While Google has been busy adding updates to its Maps app, the search giant took its time announcing the most important one yet.
When you open Google Maps on your desktop computer and zoom all the way out, the world now appears as a 3D globe rather than the usual flat two-dimensional map.
Adding another dimension to Maps takes care of the issue of displaying incorrect proportions in a flat view of the Earth, especially as you move further away from the equator.
The original flat depiction (or mercator projection) of the Earth distorted the size of areas in higher latitudes significantly, making regions closer to the poles look larger than they actually are in relation to land masses closer to the equator.
For instance, Greenland appears to be larger than Africa in the Mercator projection, whereas in reality it only measures 836,300 square miles compared with Africa’s 11.73 million square miles.
In fact, Antartica appears to be largest continent when viewed on a mercator projection when, in fact, it ranks just fifth in area.

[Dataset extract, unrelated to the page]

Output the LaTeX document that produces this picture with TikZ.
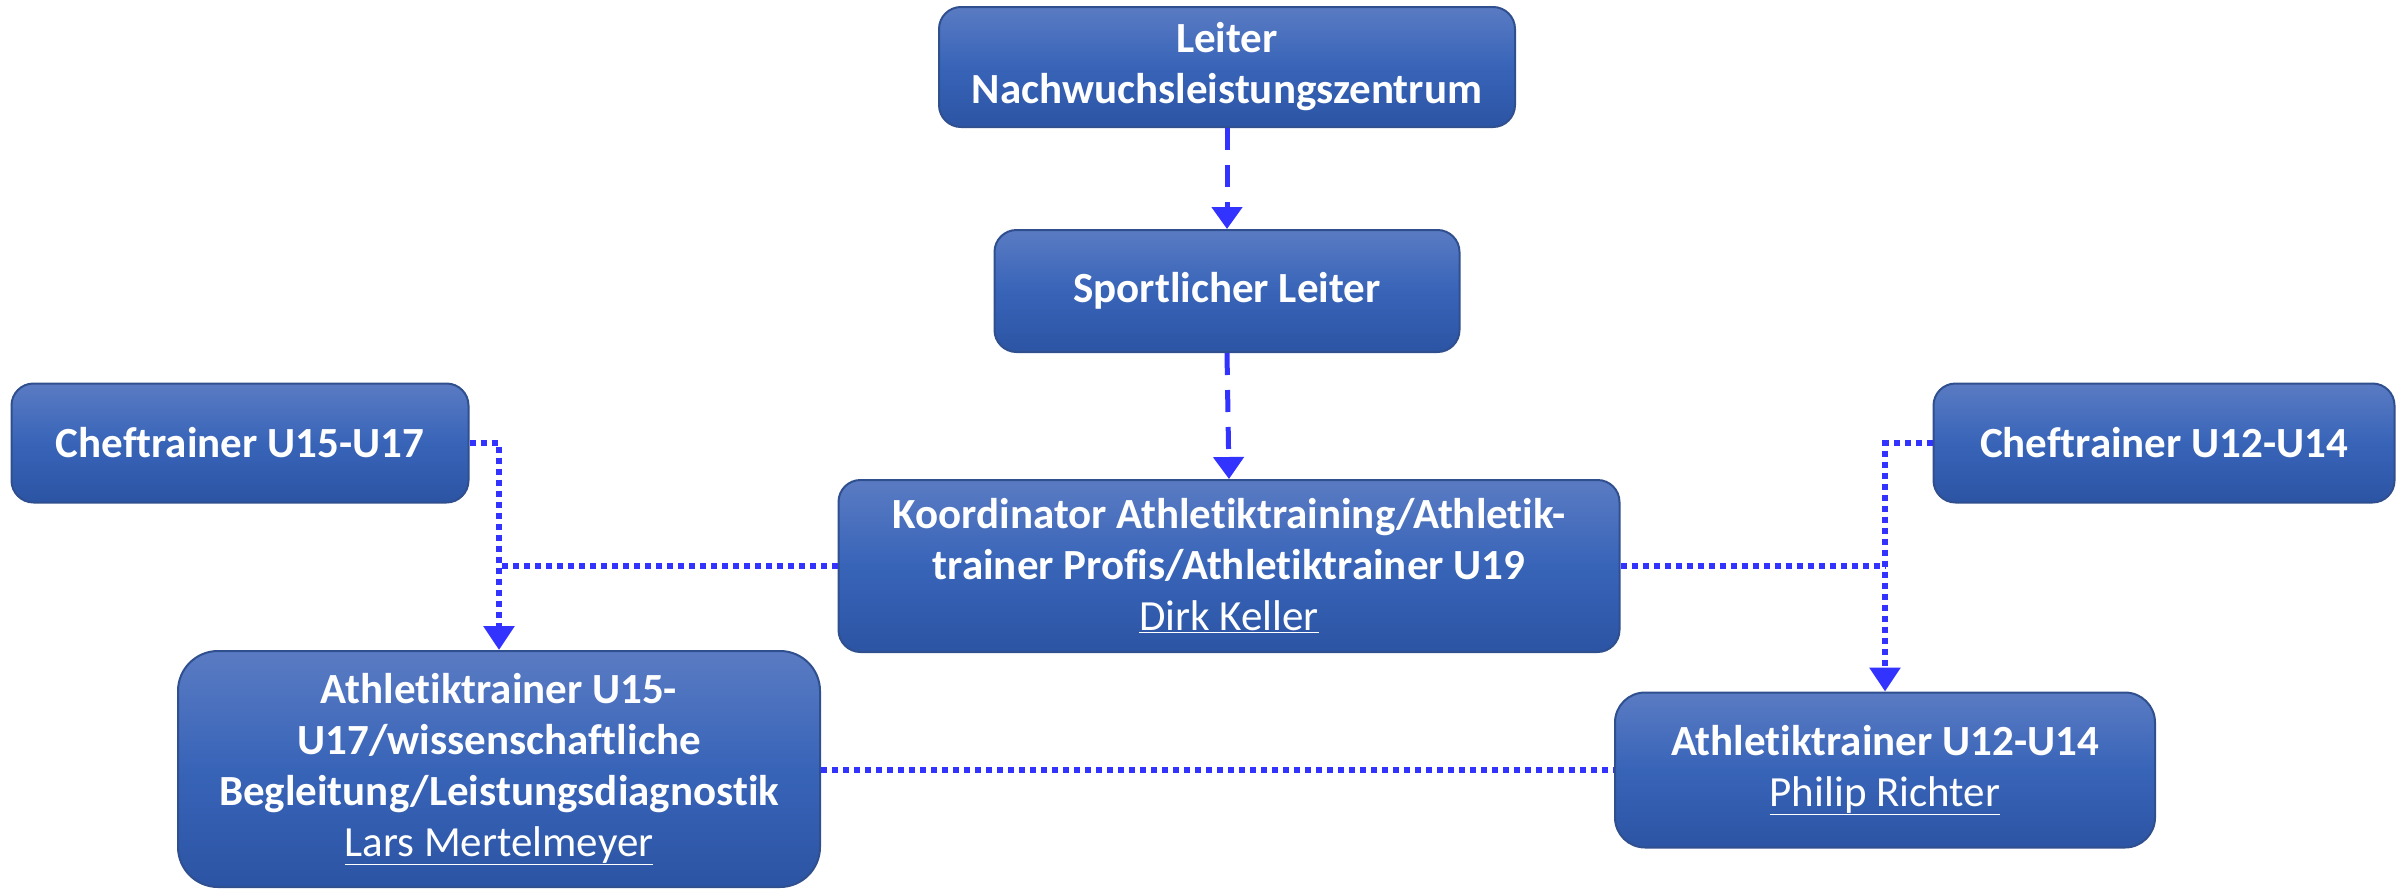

Google says that its three-dimensional Globe Mode fixes that problem.
With 3D Globe Mode on Google Maps desktop, Greenland’s projection is no longer the size of Africa. Just zoom all the way out at https://t.co/mIZTya01K3 😎🌍 pic.twitter.com/CIkkS7It8dAugust 2, 2018
However, Globe Mode is available only on desktop at the moment, although it works on any browser, thanks to the WebGL API, which renders “interactive 2D and 3D graphics within any compatible web browser without the use of plugins”.
While the change brings Maps in line with Google Earth, which always depicted the Earth in three dimensions, Flat Earthers have been quick to find fault with the update.
In an email seen by CNET, Pete Svarrior, a social media manager at the Flat Earth Society said, “From a Flat Earth point of view, this is a change from one inaccurate projection (Mercator) to another (a globe). Google Maps is a product … [that] tries to deliver what [its] customers want to receive. Most people firmly believe that the Earth is a globe — it’s sensible business to display it as one.”